I’d also argue that output is a leading indicator for the other parts of the model. All things equal, prolific quality output almost always leads to outcome and impact over the long range. @cedric , you yourself have a high rate of prolific quality output. But how does that separate you from an AI content farming? The key here is quality. You can only assess quality by observing the work.
So this brings me to my next point that good engineering leads should encourage high-quality output, and often. And then it’s up to leadership to take care of the Ps, Rs, and collaborate with other functions to encourage the A’. (note: one indication of senior engineering level is how much autonomy and skill they shift their output to meet impact, or head off incorrect assumptions early, etc).

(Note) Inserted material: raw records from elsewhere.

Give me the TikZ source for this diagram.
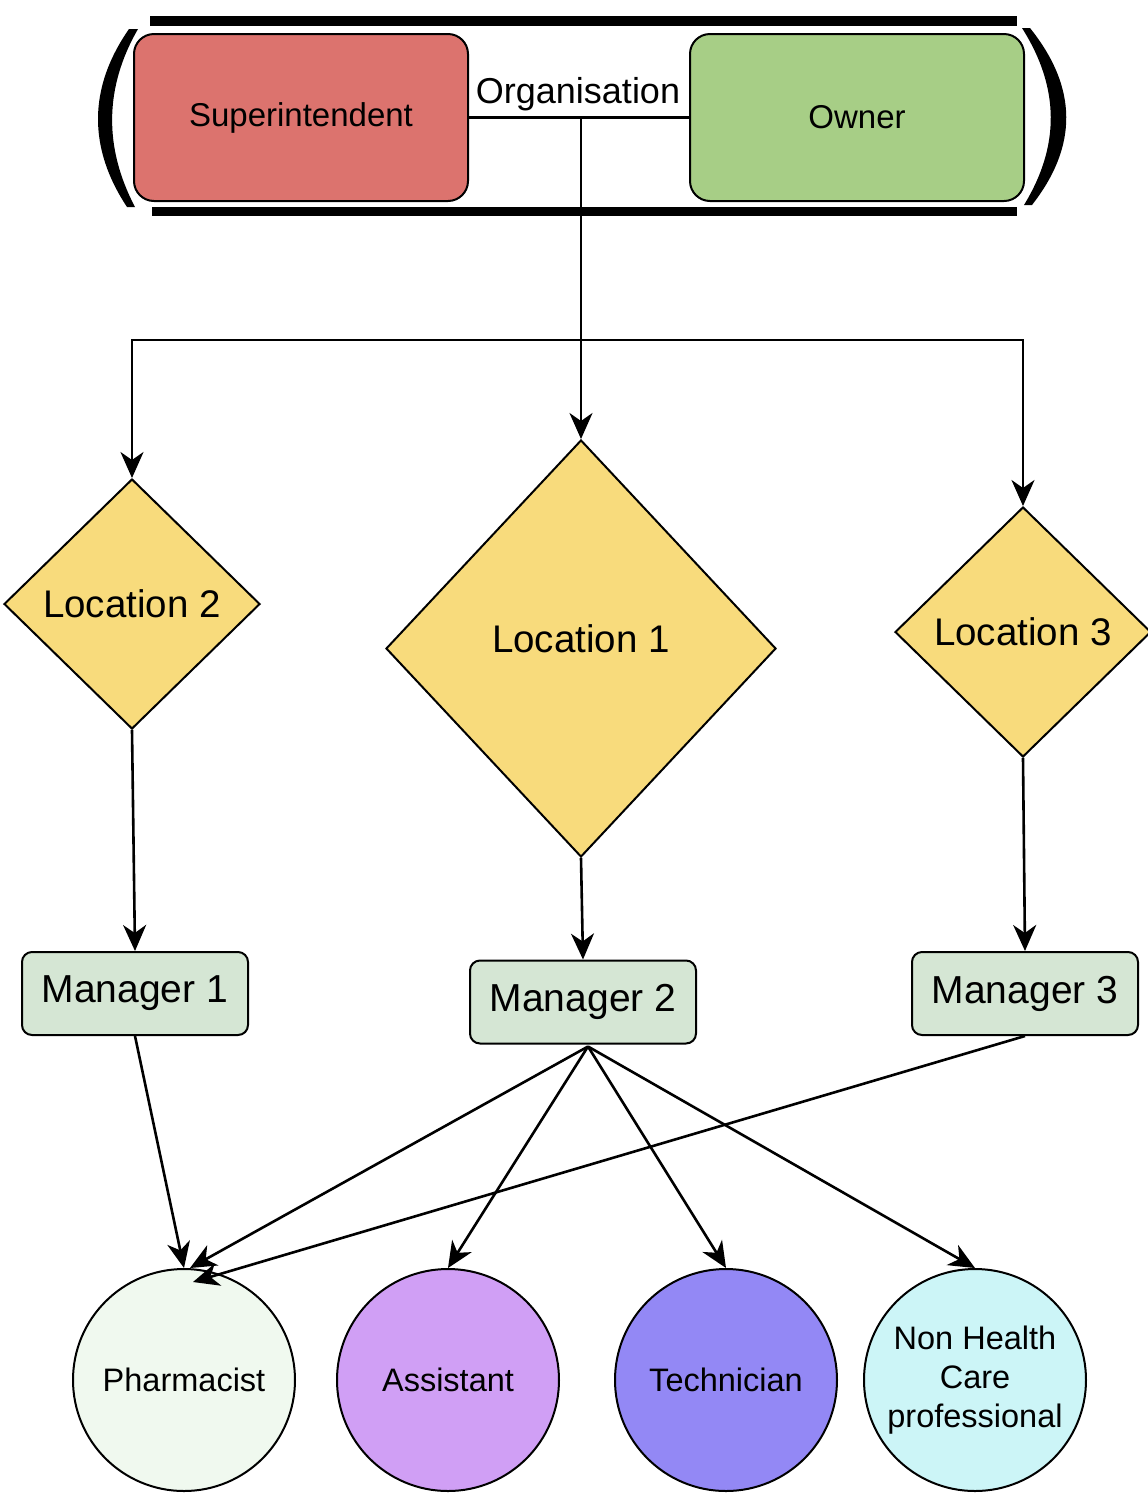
\documentclass[tikz,border=0pt]{standalone}
\usepackage{fontspec}
\setmainfont{Liberation Sans}
\usetikzlibrary{shapes.geometric,arrows.meta,calc}
\definecolor{supfill}{HTML}{DC736E}
\definecolor{ownfill}{HTML}{A7CE86}
\definecolor{locfill}{HTML}{F8DB7C}
\definecolor{mgrfill}{HTML}{D5E6D4}
\definecolor{phfill}{HTML}{F0F9EF}
\definecolor{asfill}{HTML}{D09FF5}
\definecolor{tefill}{HTML}{9388F5}
\definecolor{nhfill}{HTML}{CCF5F7}
\begin{document}
\begin{tikzpicture}[x=1pt,y=-1pt,
  topbox/.style={draw, line width=2pt, rounded corners=20pt, minimum width=334pt, minimum height=167pt, font=\fontsize{33}{39}\selectfont},
  locbox/.style={diamond, draw, line width=2pt, fill=locfill, inner sep=0pt, font=\fontsize{38.5}{46}\selectfont},
  mgrbox/.style={draw, line width=2pt, rounded corners=10pt, minimum width=226pt, minimum height=83pt, fill=mgrfill, font=\fontsize{39}{46}\selectfont},
  staffbox/.style={circle, draw, line width=2pt, minimum size=222pt, inner sep=0pt, align=center, font=\fontsize{32.5}{39}\selectfont},
  arr/.style={-{Stealth[length=26pt,width=23pt,inset=8pt]}, line width=2.6pt},
  conn/.style={line width=2.6pt}]
\useasboundingbox (0,0) rectangle (1148,1500);
\fill[white] (0,0) rectangle (1148,1500);

% frame bars and parentheses
\draw[line width=10pt] (150,21) -- (1017,21);
\draw[line width=9pt] (152,211) -- (1017,211);
\fill (129,29) .. controls (88,88) and (88,148) .. (127,207) -- (135,207) .. controls (104,148) and (104,88) .. (138,29) -- cycle;
\fill (1030,28) .. controls (1078,88) and (1078,146) .. (1032,205) -- (1024,205) .. controls (1060,146) and (1060,88) .. (1022,28) -- cycle;

% top boxes
\node[topbox, fill=supfill] (sup) at (301,117.5) {Superintendent};
\node[topbox, fill=ownfill] (own) at (857,117.5) {Owner};
\draw[conn] (sup.east) -- (own.west);
\node[font=\fontsize{36}{43}\selectfont] (orglbl) at (578,94) {Organisation};
\coordinate (org) at (581,117.5);

% locations
\node[locbox, minimum width=390pt, minimum height=417pt] (loc1) at (581,648.5) {\raisebox{20pt}{Location 1}};
\node[locbox, minimum width=256pt, minimum height=250pt] (loc2) at (132,604) {Location 2};
\node[locbox, minimum width=256pt, minimum height=250pt] (loc3) at (1023,632) {Location 3};

\draw[arr] (org) -- (loc1.north);
\coordinate (hl) at (132,340);
\coordinate (hr) at (1023,340);
\draw[conn, {Stealth[length=26pt,width=23pt,inset=8pt]}-{Stealth[length=26pt,width=23pt,inset=8pt]}] (loc2.north) -- (hl) -- (hr) -- (loc3.north);

% managers
\node[mgrbox] (man1) at (135,993.5) {Manager 1};
\node[mgrbox] (man2) at (583,1002) {Manager 2};
\node[mgrbox] (man3) at (1025,993.5) {Manager 3};

\draw[arr] (loc2.south) -- (man1.north);
\draw[arr] (loc1.south) -- (man2.north);
\draw[arr] (loc3.south) -- (man3.north);

% staff
\node[staffbox, fill=phfill] (pharm) at (184,1380) {Pharmacist};
\node[staffbox, fill=asfill] (assist) at (448,1380) {Assistant};
\node[staffbox, fill=tefill] (tech) at (726,1380) {Technician};
\node[staffbox, fill=nhfill] (nonh) at (975,1380) {Non Health\\Care\\professional};

\coordinate (m2s) at ($(man2.south)+(5,2)$);
\coordinate (ph2) at ($(pharm.north)+(6,0)$);
\coordinate (ph3) at ($(pharm.north)+(9,14)$);
\draw[arr] (man1.south) -- (pharm.north);
\draw[arr] (m2s) -- (ph2);
\draw[arr] (m2s) -- (assist.north);
\draw[arr] (m2s) -- (tech.north);
\draw[arr] (m2s) -- (nonh.north);
\draw[arr] (man3.south) -- (ph3);
\end{tikzpicture}
\end{document}
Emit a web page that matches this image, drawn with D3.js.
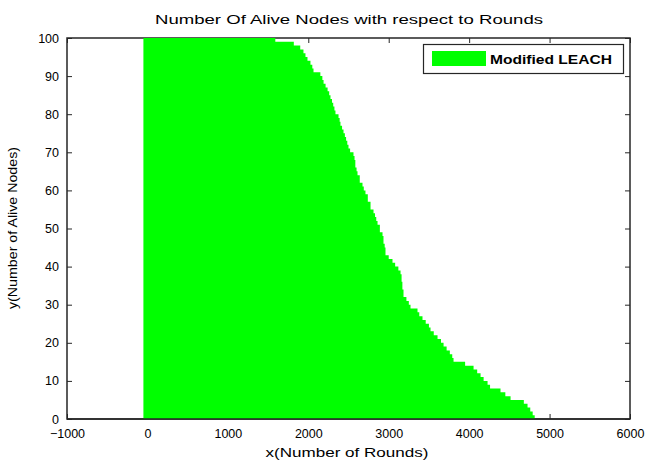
<!DOCTYPE html>
<html><head><meta charset="utf-8">
<script src="https://cdn.jsdelivr.net/npm/d3@7/dist/d3.min.js"></script>
<style>body{margin:0;background:#fff}svg{display:block;font-family:"Liberation Sans",Arial,sans-serif}</style>
</head><body><svg id="c" width="647" height="460"></svg>
<script>
const rounds = [-50,1590,1820,1900,1940,1965,1990,2027,2050,2065,2150,2175,2190,2215,2240,2260,2276,2295,2310,2325,2338,2376,2390,2400,2420,2438,2455,2470,2485,2500,2520,2562,2575,2585,2600,2612,2640,2674,2690,2711,2740,2774,2811,2830,2845,2861,2890,2923,2935,2950,2960,3000,3047,3080,3120,3147,3160,3170,3184,3220,3250,3271,3358,3380,3420,3460,3500,3520,3560,3607,3650,3682,3720,3760,3790,3806,3950,4055,4100,4142,4180,4229,4260,4390,4450,4515,4680,4726,4760,4790,4815];
const alive  = [100,99,98,97,96,95,94,93,92,91,90,89,88,87,86,85,84,83,82,81,80,79,78,77,76,75,74,73,72,71,70,69,68,66,65,64,62,61,60,59,57,55,54,53,52,51,49,48,46,45,43,42,41,40,39,38,36,34,32,31,30,29,28,27,26,25,24,23,22,21,20,19,18,17,16,15,14,13,12,11,10,9,8,7,6,5,4,3,2,1,0];
const xTicks = [-1000,0,1000,2000,3000,4000,5000,6000];
const yTicks = [0,10,20,30,40,50,60,70,80,90,100];
const seriesName = "Modified LEACH";

const svg = d3.select("#c");
const L=67,R=630,T=38,B=419;
const x = d3.scaleLinear().domain([-1000,6000]).range([L,R]);
const y = d3.scaleLinear().domain([0,100]).range([B,T]);
const data = rounds.map((r,i)=>({r, a:alive[i]}));

svg.append("defs").append("clipPath").attr("id","clip").append("rect")
  .attr("x",L).attr("y",T-1).attr("width",R-L).attr("height",B-T+1);

const g = svg.append("g");
const axCol="#262626";
g.append("g").attr("transform",`translate(0,${B})`)
  .call(d3.axisBottom(x).tickValues(xTicks).tickSize(-5).tickPadding(10).tickFormat(d3.format("d")))
  .call(s=>{s.select(".domain").remove();s.selectAll("text").attr("font-size",12.5).attr("fill","#000");s.selectAll("line").attr("stroke",axCol);});
g.append("g").attr("transform",`translate(0,${T})`)
  .call(d3.axisTop(x).tickValues(xTicks).tickSize(-5).tickFormat(""))
  .call(s=>{s.select(".domain").remove();s.selectAll("line").attr("stroke",axCol);});
g.append("g").attr("transform",`translate(${L},0)`)
  .call(d3.axisLeft(y).tickValues(yTicks).tickSize(-5).tickPadding(8))
  .call(s=>{s.select(".domain").remove();s.selectAll("text").attr("font-size",12.5).attr("fill","#000");s.selectAll("line").attr("stroke",axCol);});
g.append("g").attr("transform",`translate(${R},0)`)
  .call(d3.axisRight(y).tickValues(yTicks).tickSize(-5).tickFormat(""))
  .call(s=>{s.select(".domain").remove();s.selectAll("line").attr("stroke",axCol);});
svg.append("rect").attr("x",L).attr("y",T).attr("width",R-L).attr("height",B-T)
  .attr("fill","none").attr("stroke",axCol).attr("stroke-width",1.5);

const area = d3.area().curve(d3.curveStepAfter)
  .x(d=>x(d.r)).y0(y(0)).y1(d=>y(d.a));
svg.append("path").datum(data).attr("clip-path","url(#clip)")
  .attr("d",area).attr("fill","#00ff00").attr("stroke","none");
svg.append("line").attr("x1",L).attr("x2",R).attr("y1",B).attr("y2",B).attr("stroke",axCol).attr("stroke-width",1.5);

svg.append("text").attr("x",349).attr("y",24).attr("text-anchor","middle")
  .attr("font-size",13).attr("textLength",388).attr("lengthAdjust","spacingAndGlyphs")
  .text("Number Of Alive Nodes with respect to Rounds");
svg.append("text").attr("x",347).attr("y",457).attr("text-anchor","middle")
  .attr("font-size",13).attr("textLength",163).attr("lengthAdjust","spacingAndGlyphs")
  .text("x(Number of Rounds)");
svg.append("text").attr("transform","translate(17,228) rotate(-90)").attr("text-anchor","middle")
  .attr("font-size",12).attr("textLength",162).attr("lengthAdjust","spacingAndGlyphs")
  .text("y(Number of Alive Nodes)");

const lg = svg.append("g");
lg.append("rect").attr("x",423.5).attr("y",44.5).attr("width",200).attr("height",29)
  .attr("fill","#fff").attr("stroke",axCol).attr("stroke-width",1.2);
lg.append("rect").attr("x",432).attr("y",51).attr("width",54).attr("height",15).attr("fill","#00ff00");
lg.append("text").attr("x",490).attr("y",64).attr("font-size",13).attr("font-weight","bold")
  .attr("textLength",122).attr("lengthAdjust","spacingAndGlyphs").text(seriesName);
</script></body></html>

It’s the blocking and tackling. It’s the military drill. It might be the wrong hill to take, but dammit are we going to take it swiftly and mercilessly.
In fact I think the military analogy here is apt (I’ve never been in the military, but read a lot about battlefield leadership and war memoirs). The general is judged on the battle strategy (outcome) that leads to winning the war (impact). Every individual soldier knows their mission, but they might be tasked with manning artillery or holding a machine gunner position. A good soldier will hold that position, shoot with skill, and show a high degree of courage and teamwork. But a great soldier will see when the plan has hit a hitch and what he can best do to still accomplish the mission.
Anyway, any productive takeaways from this ramble? I think that the execs should specify a desired impact and a given time and risk appetite, then product teams should know what levers of outcome they have to drive that impact. Then the product team is measured that way. Then inside the product team, the tech lead who understands and demands prolific quality will measure output quantitatively and quality qualitatively. (NB: how to “measure” quality? Not sure. A good low-debt design should be rewarded/measured somehow). And individuals can be trusted to take care of their own effort (the idea of a “Results Oriented Work Environment”). The tech lead also needs to put the output metric in the context of the product phase: discovery/prototype is different from development which is different from maintenance. Finally they also need to understand the level of difficulty or effort in each PR.
So point being, I think output should be measured, but we need some way for a strong tech lead to contextualize that output in terms of phase, complexity, and quality. How would this be communicated to non-technical execs? Or be put under SPC? Need to noodle on this one, but anyone have some ideas here?